▶ SET EXERCISE:
Leaving out every picture, copy the lines of the data exactly, from the first through the line containing "plt.rcParams['font.family'] = ['Liberation".

▶ COLLECTED MATERIAL:
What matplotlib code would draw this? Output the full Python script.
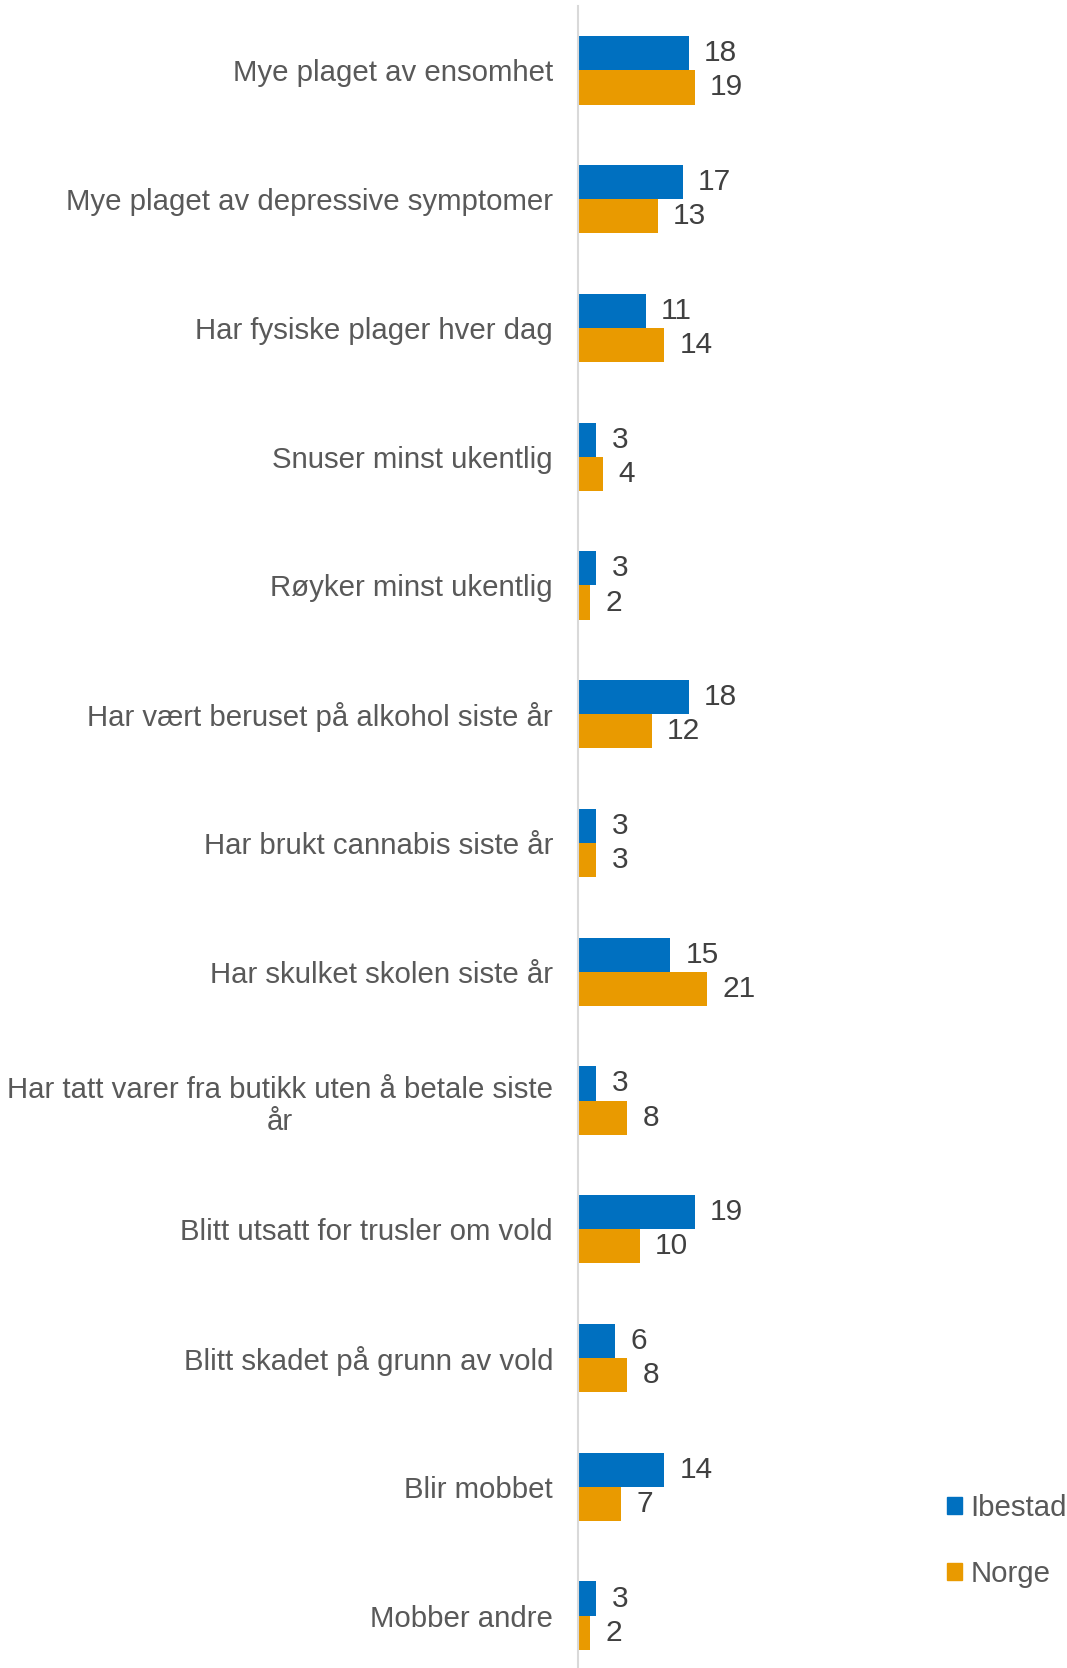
import numpy as np
import matplotlib.pyplot as plt
import matplotlib.patches as mpatches

plt.rcParams['font.family'] = ['Liberation Sans', 'DejaVu Sans']

# Data
categories = [
    "Mye plaget av ensomhet",
    "Mye plaget av depressive symptomer",
    "Har fysiske plager hver dag",
    "Snuser minst ukentlig",
    "Røyker minst ukentlig",
    "Har vært beruset på alkohol siste år",
    "Har brukt cannabis siste år",
    "Har skulket skolen siste år",
    "Har tatt varer fra butikk uten å betale siste\når",
    "Blitt utsatt for trusler om vold",
    "Blitt skadet på grunn av vold",
    "Blir mobbet",
    "Mobber andre",
]
ibestad = [18, 17, 11, 3, 3, 18, 3, 15, 3, 19, 6, 14, 3]
norge = [19, 13, 14, 4, 2, 12, 3, 21, 8, 10, 8, 7, 2]

blue = "#0070C0"
orange = "#E99A00"
label_color = "#595959"
value_color = "#404040"

W, H = 1067, 1668
fig = plt.figure(figsize=(W / 100, H / 100), dpi=100, facecolor="white")
ax = fig.add_axes([578 / W, -12 / H, 246 / W, 1674 / H])

y = np.arange(len(categories))
h = 0.265
b1 = ax.barh(y - h / 2, ibestad, height=h, color=blue, label="Ibestad")
b2 = ax.barh(y + h / 2, norge, height=h, color=orange, label="Norge")

ax.bar_label(b1, padding=11, fontsize=21.5, color=value_color)
ax.bar_label(b2, padding=11, fontsize=21.5, color=value_color)

ax.set_xlim(0, 40)
ax.set_ylim(len(categories) - 0.5, -0.5)
ax.set_yticks(y)
ax.set_yticklabels(categories, fontsize=21.2, color=label_color)
for t in ax.get_yticklabels():
    t.set_multialignment("center")
ax.tick_params(axis="y", length=0, pad=18)
ax.set_xticks([])

for side in ["top", "right", "bottom"]:
    ax.spines[side].set_visible(False)
ax.spines["left"].set_color("#D9D9D9")
ax.spines["left"].set_linewidth(1.5)
ax.set_facecolor("none")

handles = [
    mpatches.Patch(color=blue, label="Ibestad"),
    mpatches.Patch(color=orange, label="Norge"),
]
fig.legend(
    handles=handles, loc="upper left", bbox_to_anchor=(947 / W, 1 - 1494 / H),
    frameon=False, fontsize=21.2, labelcolor=label_color,
    handlelength=0.5, handleheight=0.5, handletextpad=0.3, labelspacing=1.3,
    borderaxespad=0, borderpad=0,
)

fig.savefig("out.png", dpi=100, facecolor="white")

▶ SOLUTION TO THE PROBLEM:
What matplotlib code would draw this? Output the full Python script.
import numpy as np
import matplotlib.pyplot as plt
import matplotlib.patches as mpatches

plt.rcParams['font.family'] = ['Liberation Sans', 'DejaVu Sans']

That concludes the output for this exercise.